Review: “In the Woods,” Merry Jones

Pros: Good mystery
Cons: Tonal confusion
Rating: 3.5 out of 5

Review ebook provided free by publisher Severn House via NetGalley.
Expected publication early 2015

 

Harper Jennings and her husband, Hank, are having a camping vacation out in the woods. A little peace and quiet, maybe a few soil and water samples out of habit for Hank, and that’s supposed to be it. Everyone seems to stumble through their camp, however. A pair of young men with mysterious burns. A woman who’s looking for her husband. A semi-mythological Bog Man intent on scaring them away. An explosive goes off in the distance, and soon the woods are swarming with media, law enforcement officers, and idiotic tourists. It seems there’s a group of locals who’ve had enough of their town getting poisoned through fracking and similar ventures, and they’re ready to rebel–in force.

 

Merry Jones’s In the Woods: A Harper Jennings Mystery is an odd combination of wacky and… not. Harper and Hank seem to have a somewhat unstable relationship. Harper goes into ptsd-caused flashbacks, but sometimes they feel a bit forced, or out of place in tone. Then there’s the ‘Bog Man’, who seems alternately played for laughs and serious scares.

There’s more than one mystery to be solved. There’s the explosion that took out an old and disused hunting lodge. There’s the missing husband of another visitor/hunter, and her ex-husband with his new wife as suspect. There’s the appearance of the Bog Man himself–Harper saw him, and Hank seems to think it’s just part of her ptsd. I’ll give them this: Hank’s helpfulness yet his tendency to leap to blame anything odd that Harper says or does on her ptsd/flashbacks is… well, realistic, if painful to see.

At some point there was a bit of a summation of all the things that have happened to Hank and Harper, presumably across earlier books in the series. All wrapped up baldly in one piece made the events look ridiculously overblown–there were so many things both of them had gone through that it felt unbelievable.

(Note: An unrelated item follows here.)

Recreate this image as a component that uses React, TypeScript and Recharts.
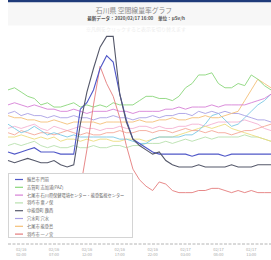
import React from "react";
import { LineChart, Line, XAxis, YAxis, Legend } from "recharts";

// hourly time stamps (categories)
const times: string[] = [];
for (let h = 0; h < 41; h++) {
  const day = h < 24 ? "02/16" : "02/17";
  const hh = String(h % 24).padStart(2, "0");
  times.push(`${day} ${hh}:00`);
}
const tickIndexes = [2, 7, 12, 17, 22, 27, 32, 37];

const seriesNames = [
  "輪島市 門前",
  "志賀町 志加浦(PAZ)",
  "七尾市 石川県保健環境センター・能登監視センター",
  "羽咋市 粟ノ保",
  "中能登町 鹿西",
  "穴水町 穴水",
  "七尾市 能登島",
  "羽咋市 一ノ宮",
  "珠洲市 正院",
  "志賀町 富来",
  "宝達志水町 宝達",
  "能登町 宇出津",
];
const seriesColors = [
  "#5058c8", "#8ad67a", "#d680d6", "#b8e0ae", "#55586a", "#a9a0e4",
  "#f4c078", "#e47c7c", "#7cc8e4", "#f4b2d2", "#ecdc80", "#f4a898",
];

// μSv/h
const s1 = [.043,.042,.043,.044,.045,.043,.043,.043,.042,.042,.042,.063,.066,.072,.082,.088,.085,.070,.058,.049,.047,.045,.043,.042,.042,.042,.042,.042,.041,.042,.042,.042,.042,.041,.042,.042,.042,.042,.042,.042,.042];
const s2 = [.072,.073,.071,.069,.068,.065,.066,.064,.064,.065,.066,.064,.065,.064,.065,.064,.066,.065,.065,.065,.067,.069,.069,.068,.068,.067,.069,.073,.075,.079,.079,.080,.075,.073,.073,.075,.074,.079,.077,.074,.072];
const s3 = [.065,.066,.065,.064,.065,.064,.063,.063,.062,.062,.063,.062,.061,.062,.062,.062,.063,.062,.062,.061,.062,.062,.062,.062,.063,.063,.064,.063,.064,.064,.064,.065,.064,.065,.065,.065,.065,.066,.067,.068,.070];
const s4 = [.046,.047,.046,.047,.048,.046,.045,.046,.045,.045,.046,.045,.045,.046,.045,.045,.046,.046,.045,.046,.046,.047,.047,.047,.048,.047,.048,.049,.048,.049,.050,.049,.050,.050,.050,.050,.051,.050,.050,.049,.048];
const s5 = [.039,.038,.039,.040,.039,.038,.038,.039,.037,.036,.037,.056,.071,.082,.092,.097,.097,.070,.057,.049,.046,.044,.042,.043,.039,.037,.036,.036,.036,.037,.036,.036,.036,.036,.037,.036,.036,.036,.037,.037,.037];
const s6 = [.061,.062,.060,.061,.060,.060,.059,.060,.059,.059,.060,.059,.059,.058,.059,.059,.060,.059,.059,.058,.059,.059,.060,.059,.060,.060,.061,.061,.060,.062,.061,.062,.061,.062,.061,.061,.060,.059,.058,.058,.057];
const s7 = [.060,.059,.059,.058,.058,.057,.057,.058,.057,.056,.057,.057,.057,.057,.056,.057,.057,.057,.057,.057,.058,.057,.057,.058,.058,.059,.058,.058,.059,.059,.060,.059,.059,.060,.061,.062,.067,.072,.077,.075,.073];
const s8 = [.026,.026,.027,.026,.026,.025,.026,.026,.027,.026,.026,.026,.044,.065,.083,.075,.069,.059,.046,.035,.030,.027,.025,.029,.028,.025,.024,.024,.024,.025,.025,.026,.026,.025,.024,.025,.024,.025,.024,.024,.024];
const s9 = [.056,.054,.052,.053,.055,.053,.051,.052,.051,.050,.051,.050,.050,.050,.050,.050,.050,.049,.049,.048,.047,.047,.049,.050,.050,.050,.050,.051,.051,.053,.056,.060,.061,.058,.055,.056,.059,.062,.065,.067,.070];
const s10 = [.054,.055,.054,.055,.056,.054,.053,.055,.054,.053,.054,.055,.054,.054,.053,.054,.054,.055,.054,.054,.055,.055,.054,.055,.054,.054,.055,.055,.056,.056,.055,.056,.057,.057,.057,.057,.058,.057,.056,.054,.053];
const s11 = [.050,.050,.051,.050,.049,.050,.049,.050,.048,.049,.049,.048,.049,.048,.049,.049,.048,.048,.049,.049,.049,.048,.049,.050,.050,.050,.051,.052,.053,.054,.055,.054,.055,.056,.054,.053,.052,.051,.050,.049,.048];
const s12 = [.052,.051,.053,.052,.051,.052,.052,.051,.052,.053,.052,.051,.052,.051,.051,.052,.052,.053,.052,.052,.053,.053,.052,.053,.053,.052,.053,.054,.053,.053,.052,.053,.052,.052,.051,.052,.053,.053,.054,.055,.056];

const seriesValues = [s1, s2, s3, s4, s5, s6, s7, s8, s9, s10, s11, s12];
// draw order: light lines first, peaked lines on top
const drawOrder = [3, 9, 10, 11, 8, 5, 6, 2, 1, 7, 0, 4];

const data = times.map((t, i) => {
  const row: Record<string, number | string> = { i, t };
  seriesValues.forEach((arr, k) => (row[`s${k + 1}`] = arr[i]));
  return row;
});

const FONT = "'Noto Sans CJK JP', 'Noto Sans', sans-serif";

const TimeTick = (props: any) => {
  const { x, y, payload } = props;
  const label = times[payload.value] || "";
  const [d, h] = label.split(" ");
  return (
    <g>
      <text x={x} y={y + 6.5} textAnchor="middle" fontSize={4} fill="#aaa" fontFamily={FONT}>{d}</text>
      <text x={x} y={y + 11.5} textAnchor="middle" fontSize={4} fill="#aaa" fontFamily={FONT}>{h}</text>
    </g>
  );
};

const LegendBox = () => (
  <svg width={125} height={65} style={{ display: "block" }}>
    <rect x={0.5} y={0.5} width={124} height={64} fill="#fff" stroke="#d4d4d4" strokeWidth={1} />
    {seriesNames.slice(0, 8).map((n, k) => (
      <g key={n}>
        <line x1={7} x2={15} y1={6.5 + k * 7.8} y2={6.5 + k * 7.8} stroke={seriesColors[k]} strokeWidth={1.2} />
        <text x={19} y={8 + k * 7.8} fontSize={4.2} fill="#666" fontFamily={FONT}>{n}</text>
      </g>
    ))}
  </svg>
);

export default function App() {
  return (
    <div style={{ position: "absolute", left: 0, top: 0, width: 271, height: 260, background: "#fff", overflow: "hidden" }}>
      <svg width={271} height={40} style={{ position: "absolute", left: 0, top: 0 }}>
        <rect x={8} y={0} width={263} height={2.5} fill="#1f3b7a" />
        <rect x={8} y={2.5} width={263} height={23} fill="#f7f7f7" />
        <text x={134} y={12.5} textAnchor="middle" fontSize={6.8} fill="#8a8a8a" fontFamily={FONT}>石川県 空間線量率グラフ</text>
        <text x={136} y={20} textAnchor="middle" fontSize={4.6} fill="#555" fontWeight="bold" fontFamily={FONT}>最新データ：2020/02/17 16:00　単位：μSv/h</text>
        <text x={136} y={31} textAnchor="middle" fontSize={5} fill="#ececec" fontFamily={FONT}>※凡例をクリックすると表示を切り替えます</text>
      </svg>
      <div style={{ position: "absolute", left: 0, top: 0 }}>
        <LineChart width={271} height={260} data={data} margin={{ top: 30, right: 0, left: 8, bottom: 0 }}>
          <XAxis
            dataKey="i"
            type="number"
            domain={[0, 40]}
            ticks={tickIndexes}
            tick={<TimeTick />}
            tickLine={false}
            tickSize={0}
            tickMargin={0}
            height={16}
            axisLine={{ stroke: "#b4b4b4", strokeDasharray: "3 1.5" }}
            interval={0}
          />
          <YAxis hide domain={[0, 0.1]} />
          {drawOrder.map((k) => (
            <Line
              key={k}
              type="linear"
              dataKey={`s${k + 1}`}
              name={seriesNames[k]}
              stroke={seriesColors[k]}
              strokeWidth={k === 4 || k === 0 ? 1.1 : 0.9}
              dot={false}
              isAnimationActive={false}
            />
          ))}
          <Legend
            layout="vertical"
            align="center"
            verticalAlign="middle"
            content={() => <LegendBox />}
            wrapperStyle={{ left: 8, top: 173, width: 125, height: 65 }}
          />
        </LineChart>
      </div>
    </div>
  );
}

There’s a mystery for a while of the identity of the man leading the local militia that wants to rise up against outsiders; it felt like it was supposed to be harder to figure out than it was. The woman, Angela, who can’t find her new husband, seems crazy–there’s just the question of whether she’s nuts or crazy like a fox. Either way she’s a hugely annoying character that scraped across my nerves like chalk on a chalkboard. I get why she was behaving like that, but I seriously could have done with less of her character.

The whole thing had a weird balance of wacky shenanigans and serious things like ptsd flashbacks that didn’t jive in tone. As often happens with reviewing books I ended up reading this out of order–only this time the book doesn’t make me want to go find earlier books in the series.